HilbertSpace/Basic.lean and HilbertSpace/SchwartzSubmodule.lean for one dimension carry over to Space d essentially unchanged. However, should we consider a more descriptive name since there are other common Hilbert spaces in physics besides $L^2(\mathbb{R}^d,\mathbb{C})$?

Also, I think there is an opportunity to 'mathlib-ify' Operators/Unbounded.lean. For example, an unbounded operator could be defined as a special case of docs#LinearPMap:

-- A `LinearPMap R E F` or `E →ₗ.[R] F` is a linear map from a submodule of `E` to `F`.
/-- An `UnboundedOperator` is a linear map from a submodule of `HilbertSpace d` to `HilbertSpace d`. -/
abbrev UnboundedOperator {d : ℕ} := LinearPMap ℂ (HilbertSpace d) (HilbertSpace d)

namespace UnboundedOperator

def mk {d : ℕ}
    (domain : Submodule ℂ (HilbertSpace d))
    (toFun : domain →ₗ[ℂ] HilbertSpace d) :
    UnboundedOperator (d := d) := LinearPMap.mk domain toFun

-- etc.

end UnboundedOperator

Is there any reason not to take this approach?

Daniel Morrison (Feb 18 2026 at 04:38):

I think in the future we will want HilbertSpace to be an instance that gets placed on a specific type because, as you said, there are other Hilbert spaces. However, at the moment we're happy with incremental improvements so I think doing this kind of upgrade isn't a bad thing as long as you realize it'll probably get changed again.

I agree LinearPMap is probably the thing to use, but I think it would be smart to create a structure with a LinearPMap and a prop that the domain is dense since that seems to be a common assumption for operators that isn't in LinearPMap and is important to other nice properties of things like the adjoint.

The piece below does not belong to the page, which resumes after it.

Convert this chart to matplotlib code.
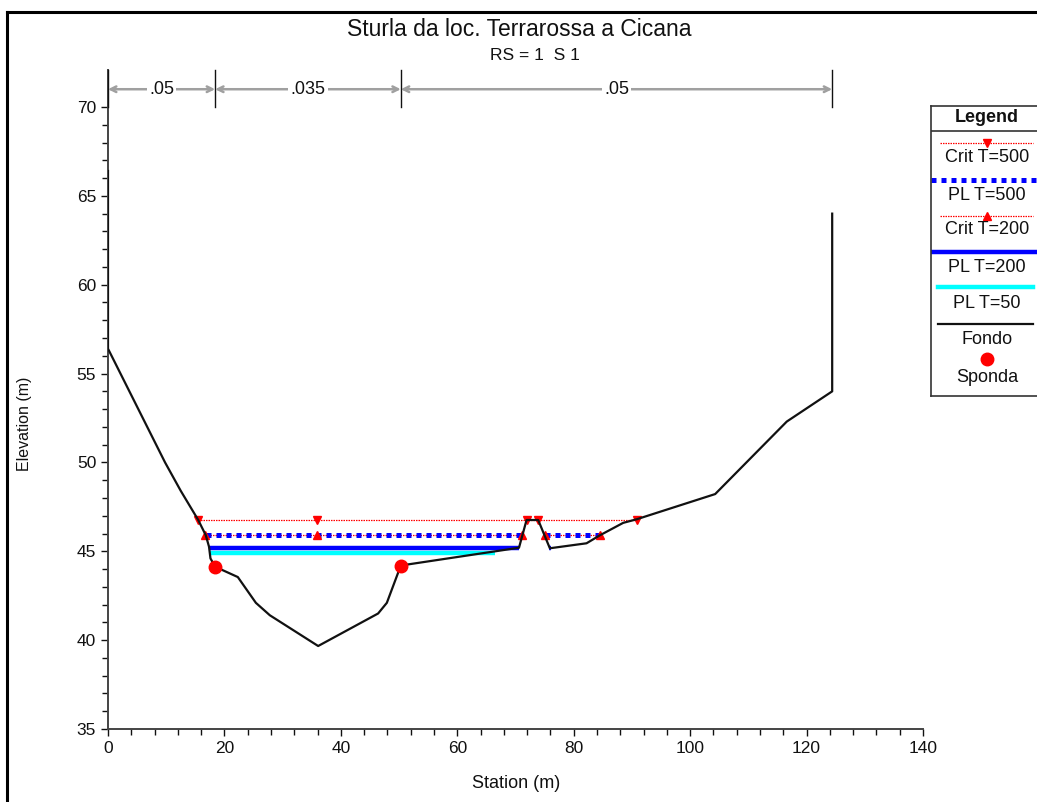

But all of this doesn't need to happen at once. I was thinking about this as well, so feel free to make whatever progress you want and more can be done later.

Gregory Loges (Feb 18 2026 at 05:16):

Thanks, makes sense. Would a continuity assumption in the structure also be appropriate?

Joseph Tooby-Smith (Feb 18 2026 at 05:25):

I think in the future we will want HilbertSpace to be an instance that gets placed on a specific type because,

I'm somewhat surprised that Mathlib hasn't taken this approach.

However, should we consider a more descriptive name since there are other common Hilbert spaces in physics besides $L2(Rd,C)$?

I agree that a new name would be better @Gregory Loges , do you have any suggestions?

Daniel Morrison (Feb 18 2026 at 05:42):

Gregory Loges said:

Thanks, makes sense. Would a continuity assumption in the structure also be appropriate?

My understanding is the answer to that is no, because for linear maps continuity is equivalent to bounded which we specifically don't want.

Daniel Morrison (Feb 18 2026 at 05:50):

Joseph Tooby-Smith said:

I think in the future we will want HilbertSpace to be an instance that gets placed on a specific type because,

I'm somewhat surprised that Mathlib hasn't taken this approach.

I suspect the reason is that right now you can write down a Hilbert Space using inner product space + complete space instances and don't need to define another instance. I think for physics it makes sense to combine them, but I could also be wrong.

Gregory Loges (Feb 18 2026 at 05:56):

Joseph Tooby-Smith said:

do you have any suggestions?

Maybe something like HilbertSpaceL2SpaceD or just simply L2SpaceD to highlight the domain? I am envisioning also $L^2([a,b])$ for the infinite square well and other subsets of Space d in the future, with analogous names like HilbertSpaceL2Interval or HilbertSpaceL2Circle.

Joseph Tooby-Smith (Feb 18 2026 at 07:32):

or SpaceDHilbertSpace? Do you think we need the L2 in there as well?

Gregory Loges (Feb 18 2026 at 07:49):

Joseph Tooby-Smith said:

Do you think we need the L2 in there as well?

My first thought was the amusing HilbertSpaceSpaceD so I thought to break it up a bit. But I like SpaceDHilbertSpace much more!

Last updated: Feb 28 2026 at 14:05 UTC